When buying used, the best thing to do is to "think old in years - young in miles". A 2010 with 100k miles on it is an OLD car. A 2000 with 50k miles on it is a YOUNG car.
And a car like mine, a 1993 Grand Am with 86,000 km (approx 53,000 miles) when I bought it? Young or old? Hard to think of a 20 year old car as "young," but it's certainly young for its age!
I don't know enough about cars to advise on make and model, but from my experience buying an older car, a few thoughts ...
You don't have to personally know cars well to know whether a car is in good enough shape to buy - I took a car I was thinking of buying to my mechanic friend for a once over. It cost me, IIRC, about $100 at the dealership where he works. He ended up advising me not to buy it because it would have needed a lot of repairs, but found me another car that the dealership had taken as a trade in but was planning to send for scrap purely on the basis of age. Yes, I had to pay again for safety certification and emissions testing on that car too, but at least then I found out that the tires and brakes were new, etc. There was no visible rust at the time (I've found one spot since then) and I believe it had probably been parked in an underground parking garage - the former owner was an 80 yr old lady who probably only drove it to church and the grocery store! You wouldn't want to pay $100 multiple times, but when you've narrowed it down to a strong possibility, you can at least make sure you're not making a horrible mistake.

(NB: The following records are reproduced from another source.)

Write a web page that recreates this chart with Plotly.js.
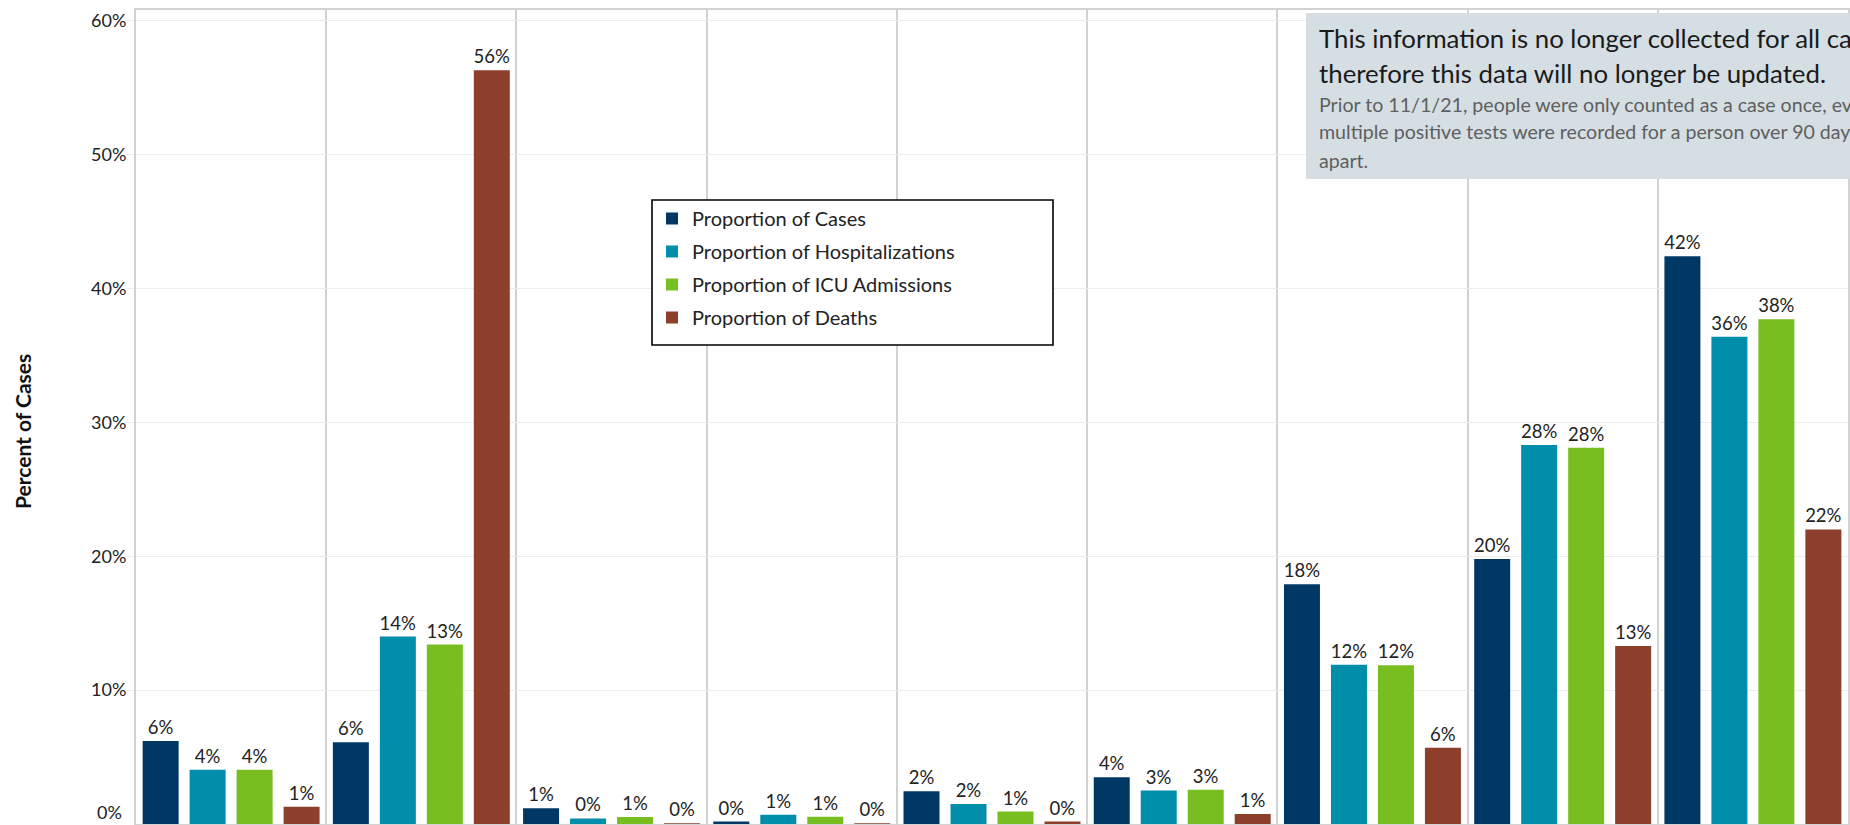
<!DOCTYPE html>
<html>
<head>
<meta charset="utf-8">
<script src="https://cdn.plot.ly/plotly-3.0.1.min.js"></script>
<style>
  html, body { margin: 0; padding: 0; background: #ffffff; overflow: hidden; }
  #chart { width: 1850px; height: 825px; }
</style>
</head>
<body>
<div id="chart"></div>
<script>
// Categories (their labels sit below the visible area of the reference)
const categories = ["Group 1", "Group 2", "Group 3", "Group 4", "Group 5", "Group 6", "Group 7", "Group 8", "Group 9"];

// Values in percent
const casesPct         = [6.2, 6.1, 1.17, 0.18, 2.45, 3.5, 17.9, 19.8, 42.4];
const hospitalPct      = [4.05, 14.0, 0.42, 0.7, 1.5, 2.5, 11.9, 28.3, 36.4];
const icuPct           = [4.05, 13.4, 0.52, 0.55, 0.93, 2.55, 11.85, 28.1, 37.7];
const deathsPct        = [1.28, 56.3, 0.05, 0.05, 0.18, 0.75, 5.7, 13.3, 22.0];

const seriesNames  = ["Proportion of Cases", "Proportion of Hospitalizations", "Proportion of ICU Admissions", "Proportion of Deaths"];
const seriesColors = ["#003865", "#008EAA", "#78BE21", "#8D3F2B"];
const seriesValues = [casesPct, hospitalPct, icuPct, deathsPct];

const yTickVals = [10, 20, 30, 40, 50, 60];
const yTickText = ["10%", "20%", "30%", "40%", "50%", "60%"];
const yZeroLabel = "0%";

const noteHeading = ["This information is no longer collected for all cases and",
                     "therefore this data will no longer be updated."];
const noteBody = ["Prior to 11/1/21, people were only counted as a case once, even if",
                  "multiple positive tests were recorded for a person over 90 days",
                  "apart."];

const FONT = "Lato, 'Open Sans', sans-serif";

const traces = seriesValues.map((vals, i) => ({
  type: "bar",
  name: seriesNames[i],
  legendgroup: "g" + i,
  x: categories,
  y: vals,
  marker: { color: seriesColors[i] },
  texttemplate: "%{y:.0f}%",
  textposition: "outside",
  constraintext: "none",
  cliponaxis: false,
  textfont: { family: FONT, size: 18.5, color: "#222222" },
  hoverinfo: "x+y+name"
}));

// plot area: x 136..1848, y 10..824
const L = 136, R = 1848, T = 10, B = 824;
const px = x => (x - L) / (R - L);
const py = y => (B - y) / (B - T);

const annotations = [
  { xref: "paper", yref: "paper", x: px(22), y: py(432), text: "<b>Percent of Cases</b>",
    textangle: -90, showarrow: false, font: { family: FONT, size: 21, color: "#111111" },
    xanchor: "center", yanchor: "middle" },
  { xref: "paper", yref: "paper", x: px(124), y: py(812), text: yZeroLabel, showarrow: false,
    xanchor: "right", yanchor: "middle", font: { family: FONT, size: 18, color: "#222222" } }
];
const headY = [46, 81];
noteHeading.forEach((t, i) => annotations.push({
  xref: "paper", yref: "paper", x: px(1317), y: py(headY[i] - 8), text: t, showarrow: false,
  xanchor: "left", yanchor: "middle", align: "left",
  font: { family: FONT, size: 25.8, color: "#1a1a1a" }
}));
const bodyY = [110, 138, 167];
noteBody.forEach((t, i) => annotations.push({
  xref: "paper", yref: "paper", x: px(1317), y: py(bodyY[i] - 6), text: t, showarrow: false,
  xanchor: "left", yanchor: "middle", align: "left",
  font: { family: FONT, size: 19.6, color: "#5f5f5f" }
}));

const layout = {
  width: 1850,
  height: 825,
  margin: { l: L, r: 1850 - R, t: T, b: 825 - B, pad: 0 },
  paper_bgcolor: "#ffffff",
  plot_bgcolor: "#ffffff",
  barmode: "group",
  bargap: 0.012,
  bargroupgap: 0.234,
  font: { family: FONT, color: "#222222" },
  xaxis: {
    type: "category",
    tickson: "boundaries",
    showgrid: true,
    gridcolor: "#d2d2d2",
    gridwidth: 2,
    showticklabels: false,
    ticks: "",
    showline: true,
    mirror: true,
    linecolor: "#d2d2d2",
    linewidth: 2,
    zeroline: false,
    fixedrange: true
  },
  yaxis: {
    range: [0, 60.8],
    tickmode: "array",
    tickvals: yTickVals,
    ticktext: yTickText,
    tickfont: { family: FONT, size: 18, color: "#222222" },
    ticks: "outside",
    ticklen: 8,
    tickcolor: "#ededed",
    ticklabelstandoff: -4,
    gridcolor: "#ededed",
    gridwidth: 1,
    showline: true,
    mirror: true,
    linecolor: "#d2d2d2",
    linewidth: 2,
    zeroline: false,
    fixedrange: true
  },
  legend: {
    x: px(652), y: py(199), xanchor: "left", yanchor: "top",
    bgcolor: "rgba(0,0,0,0)", borderwidth: 0,
    font: { family: FONT, size: 20, color: "#222222" },
    tracegroupgap: 4,
    traceorder: "grouped"
  },
  shapes: [
    // legend frame
    { type: "rect", xref: "paper", yref: "paper", x0: px(652), x1: px(1053), y0: py(345), y1: py(200),
      fillcolor: "#ffffff", line: { color: "#000000", width: 1.6 }, layer: "above" },
    // note panel
    { type: "rect", xref: "paper", yref: "paper", x0: px(1306), x1: 1.2, y0: py(179), y1: py(13),
      fillcolor: "#d5dee3", line: { width: 0 }, layer: "above" }
  ],
  annotations: annotations,
  showlegend: true
};

Plotly.newPlot("chart", traces, layout, { displayModeBar: false, staticPlot: true });
</script>
</body>
</html>
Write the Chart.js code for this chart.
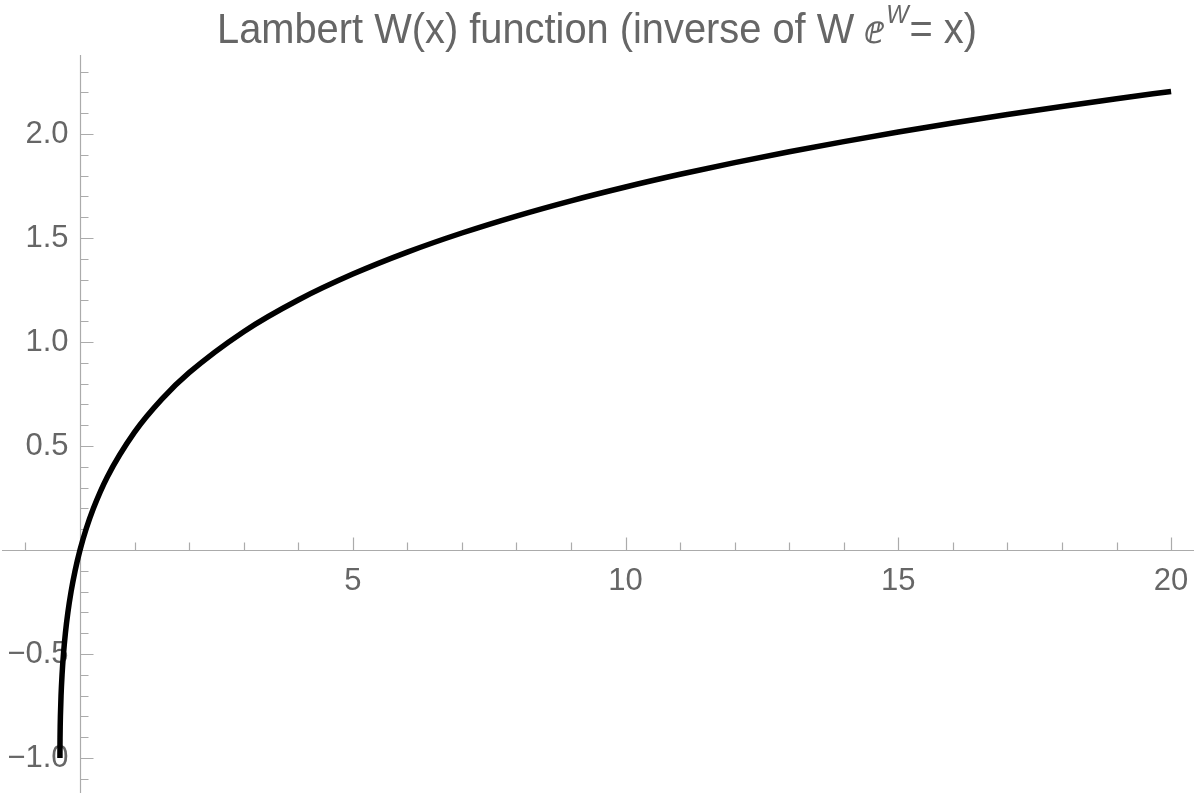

Also, let people know that you're in the market for a older car with decent mileage. I talked to one friend the week after they sold a great older Toyota with reasonable mileage to another friend for a great price. I still cry a little over that one, as they would have been meticulous about maintenance and I'm sure the car was in fantastic shape. Then I got a lead on another car from another friend (it was her sister-in-law's car). That's the car I took to my mechanic friend - at that point, he knew I was seriously in the market and went looking for me.
Now, cost/repairs. With a much older car comes more repairs, but at a much cheaper purchase price for the car, you may be able to afford them. I paid only $400 for the car itself. Emissions testing and safety certification, a few minor repairs, initial licensing fees, and a gift certificate to a local steakhouse for my friend (who had come in on his day off to make the needed repairs) - I think I drove off the lot for $1100 or so. Compared to the $10000 you're planning to spend, you could bank quite a few thousand to cover any repairs that would come up :-)
And then there is insurance. With such an old car, that cost me so little to buy, it was an easy decision to go with the bare minimum of insurance allowed by law. That saves me money on insurance every month, and if something ever happened to the car, I'd look for another similar car so I could keep my insurance costs lower.
Ok, so I'm not necessarily suggesting that you get a car as old as mine - the gas mileage isn't great, I'm transporting just myself and my dogs, not children, etc. So YMMV. But I am suggesting that if you widen your range of make/model, age, mileage and price, you might find a great car that saves you money in one area or another, and still gets you what you want.